Further, all Material Related Party Transactions shall require approval of the shareholders through ordinary resolution and no related party shall vote to approve such resolutions whether the entity is a related party to the particular transaction or not
Nothing contained in this Paragraph 4.3 shall apply to transactions entered into between the Company and its wholly owned subsidiary/ies whose accounts are consolidated with the Company and such consolidated accounts are placed before the shareholders of the Company at the general meeting for approval (such transaction are hereinafter referred to as “Exempted Transactions”).
The provisions contained in this Paragraph 4.3 shall be applicable to all prospective transactions.
For the purpose of this Paragraph 4.3, all entities falling under the definition of related parties shall not vote to approve the relevant transaction irrespective of whether the entity is a party to the particular transaction or not.
The Company shall submit within 30 days from the date of publication of its standalone and consolidated financial results for the half year, disclosures of related party transactions on a consolidated basis, in the format specified in the relevant accounting standards for annual results to the stock exchanges and publish the same on its website.

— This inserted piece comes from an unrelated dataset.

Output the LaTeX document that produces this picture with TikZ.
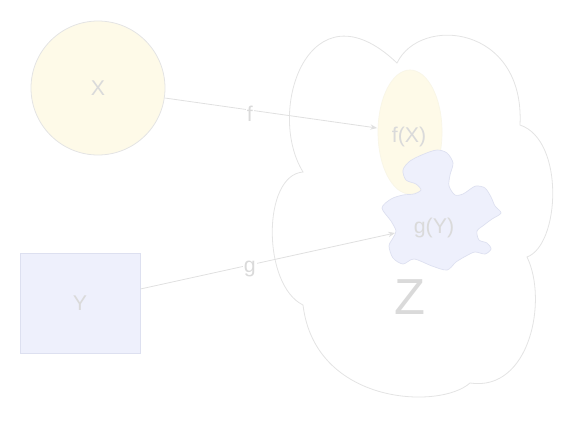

Review and Approval of Related Party Transactions by Audit Committee
All Related Party Transactions, including Material Related Party Transaction but excluding Exempted Transactions, will be put to the Audit Committee for its review and prior approval in a meeting or by way of circular resolution. Any member of the Committee who has a potential interest in any Related Party Transaction will recuse himself or herself and abstain from discussion and voting on the approval of the Related Party Transaction.
To review a Related Party Transaction, the Committee will be provided with all relevant material information of the Related Party Transaction, including the terms of the transaction, the business purpose of the transaction, the benefits/ loss to the Company, and any other relevant matters.
In determining whether to approve a Related Party Transaction, the Committee may consider all such factors/ or may call such information/ or seek external advice/ opinion as it may consider appropriate in its sole judgment.
If the Committee determines that a Related Party Transaction should be brought before the Board, or if the Board in any case elects to review any such matter or it is mandatory under any law for Board to approve the Related Party Transaction, then the considerations set forth above shall apply to the Board’s review and approval of the matter, with such modification as may be necessary.
POST FACTO CONSIDERATION OF RELATED PARTY TRANSACTIONS
In the event the Company becomes aware of a Related Party Transaction with a Related Party that has not been approved under this Policy, the matter shall be reviewed by the Committee. The Committee shall consider all of the relevant facts and circumstances regarding the Related Party Transaction, and shall evaluate all options available to the Company, including ratification, revision or termination of the Related Party Transaction.
In connection with any review of a Related Party Transaction, the Committee has authority to modify or waive any procedural requirements of this Policy.
This Policy will be communicated to all operational employees and other concerned persons of the Company.
REVIEW AND UPDATION OF THE POLICY
The Board shall review this policy at least once in every three years and if necessary shall update the same on the recommendation of the Committee.